St Andrews and Courage

Alumni Relations
Thursday 21 April 2022

It is one hundred years this May since J M Barrie delivered ‘Courage’ at his installation as Rector. Steven Thompson (PhD 1976) looks back 50 years to describe the impact that this address had on him while he was studying for his PhD at St Andrews.

On 3 May 2022 it is one hundred years since Scottish novelist and playwright James M Barrie (best known as the creator of Peter Pan) delivered Courage – his inspiring Rectorial address at the University of St Andrews. It was reading this address – published afterwards as a book – that made me realise how much courage the University of St Andrews had given me at a crucial time of my life.

When my wife, our eleven-month-old daughter and I arrived in St Andrews 50 years ago, I quickly developed positive and productive relationships with my supervisor, other staff and students of the Faculty of Divinity in St Mary’s College. I was already aware of my supervisor Professor Matthew Black because of my interest in his book An Aramaic Approach to the Gospels and Acts.

Partway through my course however, my funding took a hit: the US government, which guaranteed student loans, suddenly decided to cease that guarantee for students at universities outside the US! It looked as if my time at St Andrews was about to end. I informed the student bursar that I could not meet the new term’s fee, due in full at the beginning of term. To my great surprise and gratitude, the bursar arranged for me to pay by instalments! Then – furthermore – the Faculty of Divinity offered me a position as a part-time tutorial assistant in New Testament Greek!

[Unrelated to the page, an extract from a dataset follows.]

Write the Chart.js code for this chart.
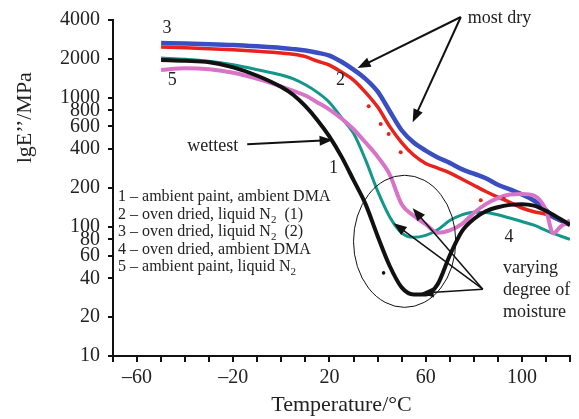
<!DOCTYPE html>
<html>
<head>
<meta charset="utf-8">
<script src="https://cdn.jsdelivr.net/npm/chart.js@4.4.1/dist/chart.umd.min.js"></script>
<style>
  html, body { margin: 0; padding: 0; background: #fff; }
</style>
</head>
<body>
<canvas id="chart" width="579" height="419"></canvas>
<script>
// temperature grid (°C) shared by all five curves
const temps = [-50, -40, -30, -20, -10, 0, 5, 10, 15, 20, 25, 30, 35, 40, 45, 50, 55, 60, 65, 70,
  75, 80, 85, 90, 95, 100, 105, 110, 113, 116, 120];

// E'' (MPa)
const ambientAmbient = [1960, 1930, 1880, 1720, 1480, 1210, 1050, 860, 670, 500, 350, 230, 150, 85, 50, 34, 30, 30, 36, 60,
  92, 115, 132, 142, 148, 150, 146, 133, 124, 115, 104];
const ovenN2run1 = [2470, 2440, 2400, 2350, 2290, 2220, 2170, 2080, 1920, 1790, 1580, 1370, 1100, 850, 600, 450, 360, 310, 285, 262,
  235, 210, 188, 170, 155, 140, 131, 125, 118, 112, 103];
const ovenN2run2 = [2650, 2630, 2600, 2560, 2500, 2430, 2380, 2320, 2230, 2120, 1900, 1650, 1400, 1120, 790, 560, 450, 390, 345, 313,
  280, 258, 238, 212, 195, 178, 160, 135, 120, 112, 104];
const ovenAmbient = [2030, 1990, 1920, 1800, 1650, 1500, 1400, 1260, 1100, 920, 700, 530, 330, 190, 120, 90, 83, 86, 95, 112,
  124, 130, 129, 124, 117, 110, 103, 94, 89, 85, 80];
const ambientN2 = [1640, 1690, 1660, 1560, 1400, 1220, 1130, 1040, 920, 810, 690, 570, 450, 350, 255, 150, 122, 105, 90, 94,
  105, 128, 150, 167, 178, 180, 175, 135, 89, 100, 112];

// stray measurement dots
const redDotT = [36.3, 41.3, 44.6, 49.6, 82.9, 92.5];
const redDotE = [861, 625, 523, 379, 161, 165];
const blackDotT = [42.5];
const blackDotE = [44];

const yTicks = [10, 20, 40, 60, 80, 100, 200, 400, 600, 800, 1000, 2000, 4000];
const xLabels = [-60, -20, 20, 60, 100];

const legendLines = [
  ['1 \u2013 ambient paint, ambient DMA'],
  ['2 \u2013 oven dried, liquid N', '2', '  (1)'],
  ['3 \u2013 oven dried, liquid N', '2', '  (2)'],
  ['4 \u2013 oven dried, ambient DMA'],
  ['5 \u2013 ambient paint, liquid N', '2']
];

const pts = (xs, ys) => xs.map((t, i) => ({ x: t, y: ys[i] }));
const serif = '"Liberation Serif", "DejaVu Serif", serif';
const ink = '#222';

function arrow(ctx, x1, y1, x2, y2, width) {
  const a = Math.atan2(y2 - y1, x2 - x1);
  const len = 13, half = 5;
  ctx.lineWidth = width;
  ctx.beginPath();
  ctx.moveTo(x1, y1);
  ctx.lineTo(x2 - Math.cos(a) * len * 0.8, y2 - Math.sin(a) * len * 0.8);
  ctx.stroke();
  ctx.beginPath();
  ctx.moveTo(x2, y2);
  ctx.lineTo(x2 - Math.cos(a) * len - Math.sin(a) * half, y2 - Math.sin(a) * len + Math.cos(a) * half);
  ctx.lineTo(x2 - Math.cos(a) * len + Math.sin(a) * half, y2 - Math.sin(a) * len - Math.cos(a) * half);
  ctx.closePath();
  ctx.fill();
}

const notes = {
  id: 'notes',
  afterDatasetsDraw(chart) {
    const { ctx, scales: { x, y } } = chart;
    const px = t => x.getPixelForValue(t);
    const py = v => y.getPixelForValue(v);
    ctx.save();
    ctx.fillStyle = ink;
    ctx.strokeStyle = '#111';
    ctx.textBaseline = 'middle';

    // y axis title, sitting a little above the axis middle as in the source
    ctx.save();
    ctx.translate(25, py(700));
    ctx.rotate(-Math.PI / 2);
    ctx.textAlign = 'center';
    ctx.font = '22px ' + serif;
    ctx.fillText('lgE\u2019\u2019/MPa', 0, 0);
    ctx.restore();

    // curve numbers
    ctx.font = '18px ' + serif;
    ctx.textAlign = 'center';
    [['3', -47.5, 3470], ['5', -45.4, 1370], ['2', 24.6, 1370], ['1', 21.7, 285], ['4', 94.6, 83]]
      .forEach(([s, t, v]) => ctx.fillText(s, px(t), py(v)));

    // wettest
    ctx.textAlign = 'right';
    ctx.fillText('wettest', px(-17.9), py(422));
    ctx.fillStyle = '#111';
    arrow(ctx, px(-14.2), py(437), px(21.3), py(470), 2);

    // most dry
    ctx.fillStyle = ink;
    ctx.textAlign = 'left';
    ctx.fillText('most dry', px(77.5), py(4140));
    ctx.fillStyle = '#111';
    arrow(ctx, px(74.6), py(4220), px(31.7), py(1698), 2);
    arrow(ctx, px(74.6), py(4220), px(54.6), py(647), 2);

    // ellipse round the minima
    const l = px(30), r = px(72.5), top = py(251), bot = py(23.8);
    ctx.lineWidth = 1;
    ctx.beginPath();
    ctx.ellipse((l + r) / 2, (top + bot) / 2, (r - l) / 2, (bot - top) / 2, 0, 0, Math.PI * 2);
    ctx.stroke();

    // varying degree of moisture
    ctx.fillStyle = ink;
    ctx.font = '18px ' + serif;
    ctx.fillText('varying', px(92.1), py(47.9));
    ctx.fillText('degree of', px(92.1), py(32.3));
    ctx.fillText('moisture', px(92.1), py(21.8));
    ctx.fillStyle = '#111';
    arrow(ctx, px(83.75), py(32.9), px(46.7), py(106.7), 1.5);
    arrow(ctx, px(83.75), py(32.9), px(54.6), py(139.6), 1.5);
    arrow(ctx, px(83.75), py(32.9), px(57.9), py(30.6), 1.5);

    // legend block
    const rows = [170, 123, 91, 66, 48.7];
    ctx.fillStyle = ink;
    legendLines.forEach((parts, i) => {
      let cx = px(-67.9);
      const cy = py(rows[i]);
      parts.forEach((s, j) => {
        const sub = j === 1;
        ctx.font = (sub ? '11px ' : '16px ') + serif;
        ctx.fillText(s, cx, sub ? cy + 5 : cy);
        cx += ctx.measureText(s).width;
      });
    });
    ctx.restore();
  }
};

const line = (data, color, width) => ({
  data, borderColor: color, borderWidth: width, pointRadius: 0,
  cubicInterpolationMode: 'monotone', fill: false
});

new Chart(document.getElementById('chart'), {
  type: 'line',
  data: {
    datasets: [
      { data: pts(redDotT, redDotE), showLine: false, pointRadius: 2, pointBackgroundColor: '#e3231f', pointBorderWidth: 0 },
      { data: pts(blackDotT, blackDotE), showLine: false, pointRadius: 1.8, pointBackgroundColor: '#111', pointBorderWidth: 0 },
      line(pts(temps, ambientAmbient), '#111111', 4),
      line(pts(temps, ambientN2), '#d874c8', 4),
      line(pts(temps, ovenN2run2), '#3a4ec2', 4.5),
      line(pts(temps, ovenN2run1), '#e8231e', 3.5),
      line(pts(temps, ovenAmbient), '#12978a', 3)
    ]
  },
  options: {
    responsive: false,
    animation: false,
    layout: { padding: { left: 4, right: 9, top: 20, bottom: 0 } },
    plugins: { legend: { display: false }, tooltip: { enabled: false } },
    scales: {
      x: {
        type: 'linear', min: -70, max: 120,
        afterFit: s => { s.height = 63; },
        border: { display: true, color: '#111', width: 2 },
        grid: { drawOnChartArea: false, drawTicks: true, tickLength: 6, color: '#111', lineWidth: 2 },
        ticks: {
          stepSize: 10, autoSkip: false, maxRotation: 0, padding: 4,
          color: ink, font: { family: serif, size: 20 },
          callback: v => xLabels.includes(v) ? (v < 0 ? '\u2013' + Math.abs(v) : String(v)) : ''
        },
        title: { display: true, text: 'Temperature/\u00B0C', color: ink, font: { family: serif, size: 22 }, padding: { top: 0, bottom: 1 } }
      },
      y: {
        type: 'logarithmic', min: 10, max: 4000,
        afterFit: s => { s.width = 109; },
        afterBuildTicks: s => { s.ticks = yTicks.map(v => ({ value: v })); },
        border: { display: true, color: '#111', width: 2 },
        grid: { drawOnChartArea: false, drawTicks: true, tickLength: 5, color: '#111', lineWidth: 2 },
        ticks: {
          autoSkip: false, padding: 8, color: ink, font: { family: serif, size: 20 },
          callback: v => String(v)
        },
        title: { display: false }
      }
    }
  },
  plugins: [notes]
});
</script>
</body>
</html>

Thanks to these two arrangements my family and I were able to keep afloat financially for the remainder of our time at St Andrews. Both were practical expressions of empathy. I experienced many others while I was at St Mary’s College.

It was about this time that I encountered Barrie’s Rectorial address – Courage. I recall browsing in a second-hand bookshop near the Royal and Ancient Golf Club one day while my wife was at the nearby St Andrews Woollen Mill shop admiring tartan plaids. I opened the slim volume. Barrie’s introduction pulled me immediately into his theme, as I’m sure it did his audience half a century earlier:

“You must excuse me if I talk a good deal about courage to you today. There is nothing else much worth speaking about to undergraduates or graduates or white-haired men and women. It is the lovely virtue – the rib of Himself that God sent down to His children.”

When Barrie addressed St Andrews students in 1922 the world was recovering from World War I. He referred several times to that catastrophic event and challenged his listeners to anticipate such events in the future. Barrie’s challenge is uncannily relevant today. Here it is in his words:

“Learn as a beginning how world-shaking situations arise and how they may be countered.”

Standing there reading these words, I realised that when my finances had collapsed, the University’s empathy and subsequent financial support had given me the courage to carry on with my studies when it seemed that all was lost.

It also struck me that the University encouraged and expected us to tackle the many challenging questions and issues we came across in the course of our postgraduate studies and theses with courage, skill and determination.

Barrie’s conclusion is also apt for today:

“In bidding you good-bye, my last word must be of the lovely virtue. Courage, my children, and ‘greet the unseen with a cheer’.”

Thank you, Barrie, and thank you St Andrews for helping me to do just that!